_WHAT IS NEEDED:_ Reproduce every entry exactly and leave its pictures out.

_RECORDS FOR PROCESSING:_
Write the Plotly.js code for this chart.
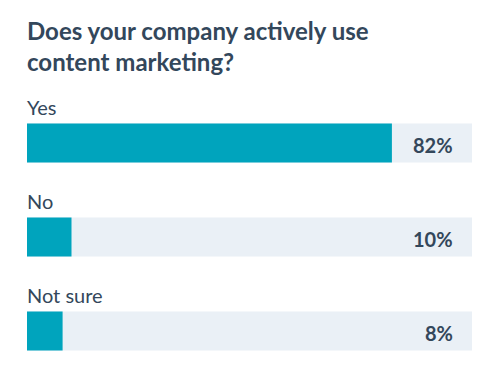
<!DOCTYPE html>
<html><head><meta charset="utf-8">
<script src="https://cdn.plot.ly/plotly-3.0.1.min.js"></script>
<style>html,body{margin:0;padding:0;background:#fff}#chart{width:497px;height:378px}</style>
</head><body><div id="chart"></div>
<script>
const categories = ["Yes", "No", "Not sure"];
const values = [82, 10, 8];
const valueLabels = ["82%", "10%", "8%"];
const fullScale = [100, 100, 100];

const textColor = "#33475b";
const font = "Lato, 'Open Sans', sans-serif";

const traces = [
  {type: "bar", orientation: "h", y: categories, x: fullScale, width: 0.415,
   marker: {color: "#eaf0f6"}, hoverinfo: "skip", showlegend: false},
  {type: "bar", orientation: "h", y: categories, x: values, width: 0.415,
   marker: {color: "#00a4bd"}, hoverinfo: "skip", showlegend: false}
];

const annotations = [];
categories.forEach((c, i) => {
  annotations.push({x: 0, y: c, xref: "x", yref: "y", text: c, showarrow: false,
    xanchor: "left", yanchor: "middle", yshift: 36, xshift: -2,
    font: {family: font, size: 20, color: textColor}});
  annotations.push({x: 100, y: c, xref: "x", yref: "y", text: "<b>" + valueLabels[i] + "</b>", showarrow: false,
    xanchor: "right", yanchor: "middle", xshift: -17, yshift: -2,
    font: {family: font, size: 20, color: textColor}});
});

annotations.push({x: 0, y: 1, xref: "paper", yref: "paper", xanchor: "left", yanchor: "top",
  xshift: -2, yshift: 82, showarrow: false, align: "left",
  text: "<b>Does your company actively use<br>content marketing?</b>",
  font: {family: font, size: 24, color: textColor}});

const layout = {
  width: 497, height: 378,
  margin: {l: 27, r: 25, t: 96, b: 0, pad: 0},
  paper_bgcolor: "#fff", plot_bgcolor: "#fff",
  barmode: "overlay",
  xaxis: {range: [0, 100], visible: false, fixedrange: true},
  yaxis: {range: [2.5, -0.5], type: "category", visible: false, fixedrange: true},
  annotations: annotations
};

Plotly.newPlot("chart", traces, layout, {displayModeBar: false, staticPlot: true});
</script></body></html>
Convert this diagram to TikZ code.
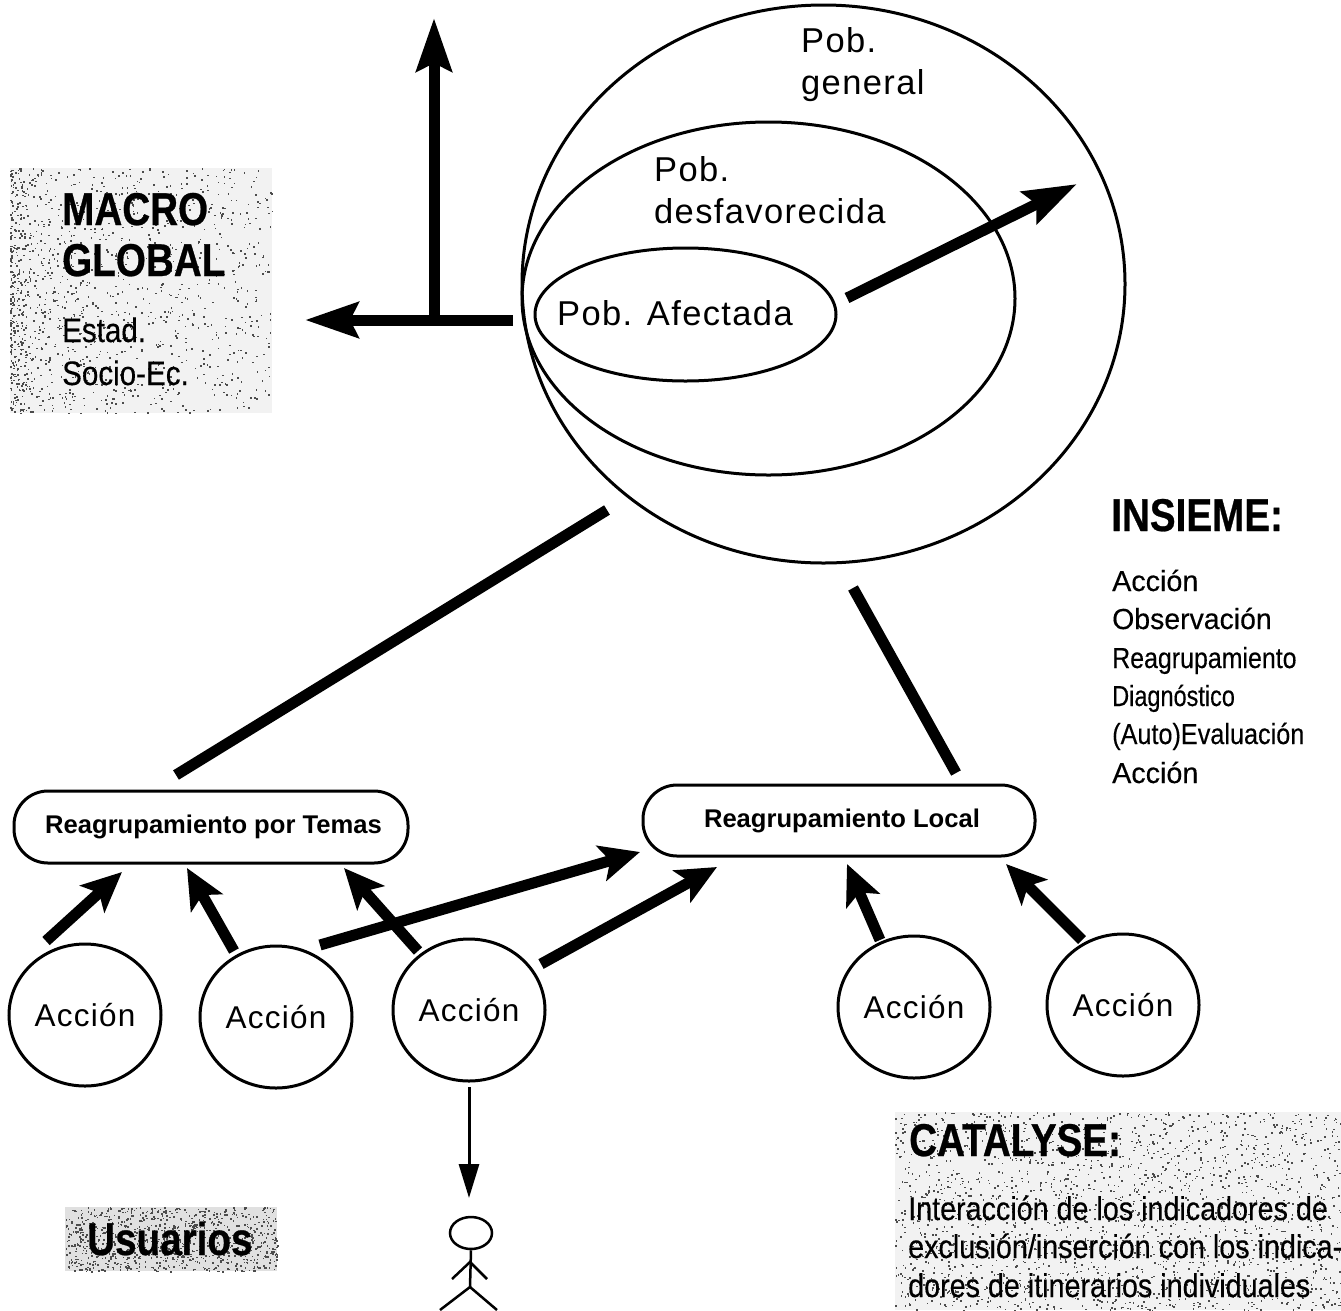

_EXERCISE RESULT:_
Write the Plotly.js code for this chart.
<!DOCTYPE html>
<html><head><meta charset="utf-8">
<script src="https://cdn.plot.ly/plotly-3.0.1.min.js"></script>
<style>html,body{margin:0;padding:0;background:#fff}#chart{width:497px;height:378px}</style>
</head><body><div id="chart"></div>
<script>
const categories = ["Yes", "No", "Not sure"];
const values = [82, 10, 8];
const valueLabels = ["82%", "10%", "8%"];
const fullScale = [100, 100, 100];

const textColor = "#33475b";
const font = "Lato, 'Open Sans', sans-serif";

const traces = [
  {type: "bar", orientation: "h", y: categories, x: fullScale, width: 0.415,
   marker: {color: "#eaf0f6"}, hoverinfo: "skip", showlegend: false},
  {type: "bar", orientation: "h", y: categories, x: values, width: 0.415,
   marker: {color: "#00a4bd"}, hoverinfo: "skip", showlegend: false}
];

const annotations = [];
categories.forEach((c, i) => {
  annotations.push({x: 0, y: c, xref: "x", yref: "y", text: c, showarrow: false,
    xanchor: "left", yanchor: "middle", yshift: 36, xshift: -2,
    font: {family: font, size: 20, color: textColor}});
  annotations.push({x: 100, y: c, xref: "x", yref: "y", text: "<b>" + valueLabels[i] + "</b>", showarrow: false,
    xanchor: "right", yanchor: "middle", xshift: -17, yshift: -2,
    font: {family: font, size: 20, color: textColor}});
});

annotations.push({x: 0, y: 1, xref: "paper", yref: "paper", xanchor: "left", yanchor: "top",
  xshift: -2, yshift: 82, showarrow: false, align: "left",
  text: "<b>Does your company actively use<br>content marketing?</b>",
  font: {family: font, size: 24, color: textColor}});

const layout = {
  width: 497, height: 378,
  margin: {l: 27, r: 25, t: 96, b: 0, pad: 0},
  paper_bgcolor: "#fff", plot_bgcolor: "#fff",
  barmode: "overlay",
  xaxis: {range: [0, 100], visible: false, fixedrange: true},
  yaxis: {range: [2.5, -0.5], type: "category", visible: false, fixedrange: true},
  annotations: annotations
};

Plotly.newPlot("chart", traces, layout, {displayModeBar: false, staticPlot: true});
</script></body></html>
Convert this diagram to TikZ code.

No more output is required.